A junta diretiva do Fundo Verde para o Clima (GCF) da Organização das Nações Unidas (ONU) suspendeu os desembolsos para o projeto “BioCLIMA: Ação Climática Integrada para Reduzir o Desmatamento e Fortalecer a Resiliência nas Biosferas de Bosawás e Río San Juan” na Nicarágua, devido a “casos de não cumprimento de políticas”, informou o GCF.
“Um dos maiores erros do regime é impor essa proposta e buscar financiamento pelas costas dessas comunidades indígenas e afrodescendentes, porque elas nunca se deram conta das atividades que eles iriam realizar”, disse à Diálogo, em 8 de setembro, Amaru Ruiz, biólogo e presidente da ONG nicaraguense Fundación del Río, uma das organizações que monitoram o caso. “O projeto ainda está ativo e o regime de Ortega-Murillo tentará, por todos os meios e com todas as suas capacidades, apresentar um nível de conformidade com os sinais emitidos.”
A decisão de suspender os desembolsos decorre de uma investigação iniciada pelo Mecanismo Independente de Reparação do GCF, depois que os nativos disseram que o projeto era prejudicial, devido à falta de consentimento livre, prévio e informado das atividades; degradação ambiental; invasões de territórios indígenas e ataques violentos por colonos não indígenas armados; e um aumento nesses casos de agressão.
Após a reclamação, o GCF iniciou uma investigação e suas conclusões estão definidas em seu Relatório de Revisão de Conformidade, que enfatiza que esse projeto, aprovado em 13 de novembro de 2020, deve “promover a condução sustentável do uso da terra e o manejo florestal, para restaurar paisagens florestais degradadas nas Reservas da Biosfera de Bosawás e Río San Juan, na região caribenha da Nicarágua”.
“O conselho do Fundo Verde, que concedeu milhões de dólares à ditadura dos Ortega-Murillo, finalmente tomou a decisão certa e decidiu suspender a concessão de dinheiro para a Nicarágua, devido ao não cumprimento das políticas e procedimentos”, disse ao jornal espanhol El País Félix Maradiaga, ex-candidato à presidência da Nicarágua e um dos presos políticos exilados nos Estados Unidos. “É de conhecimento geral que esse fundo, criado com boas intenções no âmbito do programa Bio-CLIMA, foi manipulado durante anos para financiar as estruturas políticas da ditadura.”
Três dos principais problemas que são difíceis de resolver para continuar com o projeto são: primeiro, o projeto foi formulado a partir de uma visão distante dos conflitos e interesses desses territórios; segundo, as famílias nativas não querem que as famílias invasoras, que em muitos casos as desalojaram ou mataram seus parentes, vivam nesse território; e terceiro, o projeto beneficia as famílias invasoras que contribuíram para o desmatamento das florestas, aponta Ruiz.

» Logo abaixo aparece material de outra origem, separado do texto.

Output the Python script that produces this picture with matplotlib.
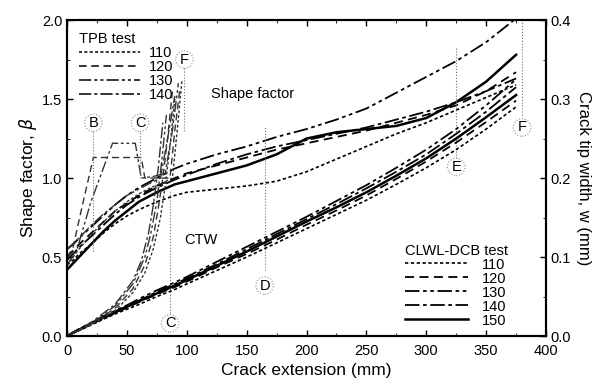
import numpy as np
import matplotlib
matplotlib.use('Agg')
import matplotlib.pyplot as plt
from matplotlib.ticker import MultipleLocator
from matplotlib.lines import Line2D

plt.rcParams['font.family'] = ['Liberation Sans', 'DejaVu Sans']
plt.rcParams['mathtext.fontset'] = 'dejavusans'

# crack extension grid for the CLWL-DCB tests (mm)
x_dcb = [0, 5, 10, 20, 30, 40, 50, 60, 75, 90, 100, 125, 150, 175, 200, 225, 250, 275, 300, 325, 350, 375]

# shape factor, CLWL-DCB
sf_110 = [0.45, 0.48, 0.52, 0.58, 0.65, 0.71, 0.76, 0.80, 0.85, 0.89, 0.91, 0.93, 0.95, 0.98, 1.04, 1.12, 1.20, 1.28, 1.35, 1.43, 1.51, 1.59]
sf_120 = [0.50, 0.54, 0.58, 0.65, 0.72, 0.79, 0.84, 0.89, 0.95, 1.00, 1.03, 1.08, 1.13, 1.18, 1.22, 1.26, 1.30, 1.35, 1.40, 1.46, 1.55, 1.67]
sf_130 = [0.55, 0.58, 0.62, 0.69, 0.76, 0.83, 0.89, 0.94, 1.00, 1.06, 1.09, 1.15, 1.20, 1.26, 1.31, 1.37, 1.44, 1.54, 1.64, 1.74, 1.86, 2.01]
sf_140 = [0.48, 0.52, 0.56, 0.63, 0.70, 0.77, 0.83, 0.88, 0.94, 0.99, 1.02, 1.09, 1.15, 1.20, 1.24, 1.28, 1.32, 1.37, 1.42, 1.48, 1.55, 1.63]
sf_150 = [0.42, 0.46, 0.50, 0.58, 0.66, 0.73, 0.79, 0.85, 0.91, 0.96, 0.98, 1.03, 1.08, 1.15, 1.25, 1.29, 1.31, 1.33, 1.38, 1.48, 1.61, 1.78]

# crack tip width, CLWL-DCB (mm)
w_110 = [0, 0.004, 0.007, 0.014, 0.021, 0.028, 0.034, 0.040, 0.050, 0.059, 0.066, 0.083, 0.100, 0.118, 0.136, 0.154, 0.172, 0.192, 0.213, 0.236, 0.262, 0.290]
w_120 = [0, 0.004, 0.008, 0.015, 0.022, 0.029, 0.036, 0.043, 0.053, 0.062, 0.069, 0.087, 0.104, 0.122, 0.141, 0.159, 0.178, 0.199, 0.221, 0.245, 0.271, 0.298]
w_130 = [0, 0.005, 0.009, 0.017, 0.025, 0.032, 0.039, 0.047, 0.058, 0.068, 0.075, 0.094, 0.113, 0.132, 0.151, 0.171, 0.191, 0.213, 0.236, 0.262, 0.292, 0.325]
w_140 = [0, 0.004, 0.008, 0.016, 0.024, 0.031, 0.038, 0.045, 0.056, 0.066, 0.073, 0.091, 0.110, 0.129, 0.148, 0.167, 0.187, 0.208, 0.230, 0.256, 0.284, 0.315]
w_150 = [0, 0.004, 0.008, 0.016, 0.023, 0.030, 0.037, 0.044, 0.054, 0.064, 0.071, 0.089, 0.107, 0.126, 0.145, 0.163, 0.182, 0.203, 0.225, 0.250, 0.277, 0.305]

# TPB tests: shape factor
tpb_sf_x_110 = [0, 10, 20, 30, 40, 50, 60, 70, 80, 88, 92, 96]
tpb_sf_110 = [0.45, 0.55, 0.64, 0.72, 0.79, 0.85, 0.90, 0.94, 0.97, 1.00, 1.30, 1.62]
tpb_sf_x_120 = [0, 5, 12, 22, 40, 62, 65, 75, 86, 90, 94]
tpb_sf_120 = [0.50, 0.56, 0.80, 1.13, 1.13, 1.13, 1.00, 1.00, 1.00, 1.30, 1.55]
tpb_sf_x_130 = [0, 8, 20, 38, 50, 57, 62, 72, 82, 88, 93]
tpb_sf_130 = [0.45, 0.54, 0.85, 1.22, 1.22, 1.22, 1.00, 1.01, 1.03, 1.30, 1.60]
tpb_sf_x_140 = [0, 10, 20, 30, 40, 50, 60, 70, 78, 84, 90]
tpb_sf_140 = [0.55, 0.62, 0.70, 0.77, 0.83, 0.89, 0.93, 0.97, 1.00, 1.25, 1.52]

# TPB tests: crack tip width (mm)
tpb_w_x_110 = [0, 20, 40, 55, 65, 72, 78, 82, 86, 90]
tpb_w_110 = [0, 0.014, 0.032, 0.055, 0.080, 0.110, 0.150, 0.190, 0.240, 0.300]
tpb_w_x_120 = [0, 20, 40, 55, 65, 72, 76, 80, 84, 88]
tpb_w_120 = [0, 0.015, 0.035, 0.060, 0.090, 0.125, 0.160, 0.200, 0.250, 0.310]
tpb_w_x_130 = [0, 20, 40, 55, 65, 70, 75, 79, 83]
tpb_w_130 = [0, 0.016, 0.038, 0.066, 0.100, 0.130, 0.170, 0.220, 0.280]
tpb_w_x_140 = [0, 20, 40, 55, 62, 68, 72, 76, 80]
tpb_w_140 = [0, 0.017, 0.040, 0.070, 0.095, 0.130, 0.165, 0.210, 0.270]

tests = ['110', '120', '130', '140', '150']

# stage markers: label, x, label y, line start, line end (shape factor units)
stages = [('B', 22, 1.35, 0.54, 1.30),
          ('C', 61, 1.35, 1.00, 1.29),
          ('F', 98, 1.75, 1.30, 1.70),
          ('C', 86, 0.08, 0.13, 0.92),
          ('D', 165, 0.32, 0.42, 1.32),
          ('E', 325, 1.07, 1.13, 1.83),
          ('F', 380, 1.32, 1.40, 2.00)]

styles = {'110': (0, (2, 1.5)),
          '120': (0, (5, 3)),
          '130': (0, (8, 2, 2, 2, 2, 2)),
          '140': (0, (8, 2, 2, 2)),
          '150': '-'}
widths = {'110': 1.2, '120': 1.3, '130': 1.3, '140': 1.3, '150': 1.8}

fig = plt.figure(figsize=(6.06, 3.85), dpi=100)
ax = fig.add_axes([0.1106, 0.127, 0.7904, 0.821])
ax2 = ax.twinx()

dcb_sf = [sf_110, sf_120, sf_130, sf_140, sf_150]
dcb_w = [w_110, w_120, w_130, w_140, w_150]
for t, sf, w in zip(tests, dcb_sf, dcb_w):
    ax.plot(x_dcb, sf, color='k', ls=styles[t], lw=widths[t])
    ax2.plot(x_dcb, w, color='k', ls=styles[t], lw=widths[t])

tpb_sf = [(tpb_sf_x_110, tpb_sf_110), (tpb_sf_x_120, tpb_sf_120),
          (tpb_sf_x_130, tpb_sf_130), (tpb_sf_x_140, tpb_sf_140)]
tpb_w = [(tpb_w_x_110, tpb_w_110), (tpb_w_x_120, tpb_w_120),
         (tpb_w_x_130, tpb_w_130), (tpb_w_x_140, tpb_w_140)]
for t, (xs, ys), (xw, yw) in zip(tests[:4], tpb_sf, tpb_w):
    ax.plot(xs, ys, color='0.2', ls=styles[t], lw=1.0)
    ax2.plot(xw, yw, color='0.2', ls=styles[t], lw=1.0)

for lab, xs, yl, y0, y1 in stages:
    ax.plot([xs, xs], [y0, y1], color='0.45', ls=':', lw=0.8)
    ax.text(xs, yl, lab, ha='center', va='center', fontsize=10.5,
            bbox=dict(boxstyle='circle,pad=0.12', fc='white', ec='0.55', ls=':', lw=0.8))

ax.text(120, 1.53, 'Shape factor', fontsize=10.5, va='center')
ax.text(98, 0.61, 'CTW', fontsize=10.5, va='center')

ax.set_xlim(0, 400)
ax.set_ylim(0, 2.0)
ax2.set_ylim(0, 0.4)
ax.xaxis.set_major_locator(MultipleLocator(50))
ax.xaxis.set_minor_locator(MultipleLocator(25))
ax.yaxis.set_major_locator(MultipleLocator(0.5))
ax.yaxis.set_minor_locator(MultipleLocator(0.25))
ax2.yaxis.set_major_locator(MultipleLocator(0.1))
ax2.yaxis.set_minor_locator(MultipleLocator(0.05))
ax.tick_params(which='both', direction='in', top=True, labelsize=10.5)
ax.tick_params(which='major', length=4, width=1)
ax.tick_params(which='minor', length=2)
ax.tick_params(axis='x', pad=6)
ax2.tick_params(which='both', direction='in', labelsize=10.5)
ax2.tick_params(which='major', length=4, width=1)
ax2.tick_params(which='minor', length=2)
ax.set_yticks([0, 0.5, 1.0, 1.5, 2.0])
ax.set_yticklabels(['0.0', '0.5', '1.0', '1.5', '2.0'])
for s in ax.spines.values():
    s.set_linewidth(1.5)
for s in ax2.spines.values():
    s.set_linewidth(1.5)

ax.set_xlabel('Crack extension (mm)', fontsize=12.5, labelpad=3)
ax.set_ylabel(r'Shape factor, $\beta$', fontsize=12.5, labelpad=2)
ax2.set_ylabel('Crack tip width, w (mm)', fontsize=12, rotation=270, labelpad=14)

tpb_handles = [Line2D([], [], color='k', ls=styles[t], lw=1.1) for t in tests[:4]]
leg1 = ax2.legend(tpb_handles, tests[:4], title='TPB test', loc='upper left',
                  bbox_to_anchor=(0.0, 1.0), frameon=False, fontsize=10.5,
                  title_fontsize=10.5, handlelength=4.2, labelspacing=0.0,
                  handletextpad=0.6, borderpad=0.3, alignment='left')
ax2.add_artist(leg1)
dcb_handles = [Line2D([], [], color='k', ls=styles[t], lw=widths[t]) for t in tests]
ax2.legend(dcb_handles, tests, title='CLWL-DCB test', loc='lower right',
           bbox_to_anchor=(0.945, -0.01), frameon=False, fontsize=10.5,
           title_fontsize=10.5, handlelength=4.3, labelspacing=0.0,
           handletextpad=1.0, borderpad=0.3, alignment='left')

fig.savefig('out.png', dpi=100)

A Plataforma de Unidade pela Democracia (PUDE), formada por nove organizações de oposição na Nicarágua e no exílio, solicitou que o desembolso para o projeto Bio-CLIMA não fosse autorizado, pois os fundos poderiam ser usados para violações de direitos humanos em territórios indígenas, informou a plataforma suíça Swissinfo.
“Esse fundo, em vez de favorecer as comunidades indígenas, oxigenará as ações autoritárias e violentas da ditadura Ortega-Murillo; permitirá que continuem com a repressão sistemática e repetida das populações”, declarou PUDE em suas redes sociais. “Várias organizações ambientais e de direitos humanos alertam que as populações indígenas da Nicarágua correm o risco de serem exterminadas pela constante invasão de seus territórios.”
O Observatório dos Povos Indígenas e Afrodescendentes registrou 571 violações de direitos humanos em 83 comunidades de 17 territórios indígenas da Costa Caribe Norte da Nicarágua, com fatos como invasão de terras por colonos ou terceiros, criminalização de defensores, violência política e repressão contra a autonomia comunitária, detalhou o portal Nicaragua Investiga.
“É a primeira vez que uma denúncia chega ao conselho e isso abre um precedente preocupante”, disse Florencia Ortúzar, advogada da Associação Interamericana de Defesa Ambiental, à revista Climate Change News. “Não sabemos quais questões de incumprimento serão examinadas e como serão tratadas.”
A decisão de suspender os desembolsos é a primeira desse tipo, desde a criação do fundo em 2010. Ela chega no final de um processo que levou mais de dois anos desde que as comunidades indígenas e afrodescendentes apresentaram a queixa, informou o site nicaraguense Confidencial.
Se o regime de Ortega-Murillo quiser acessar os fundos e continuar o projeto, deverá realizar uma consulta livre, prévia e informada, identificar uma terceira parte independente para supervisionar as ações do projeto e usar os recursos de forma transparente, concluiu Ruiz.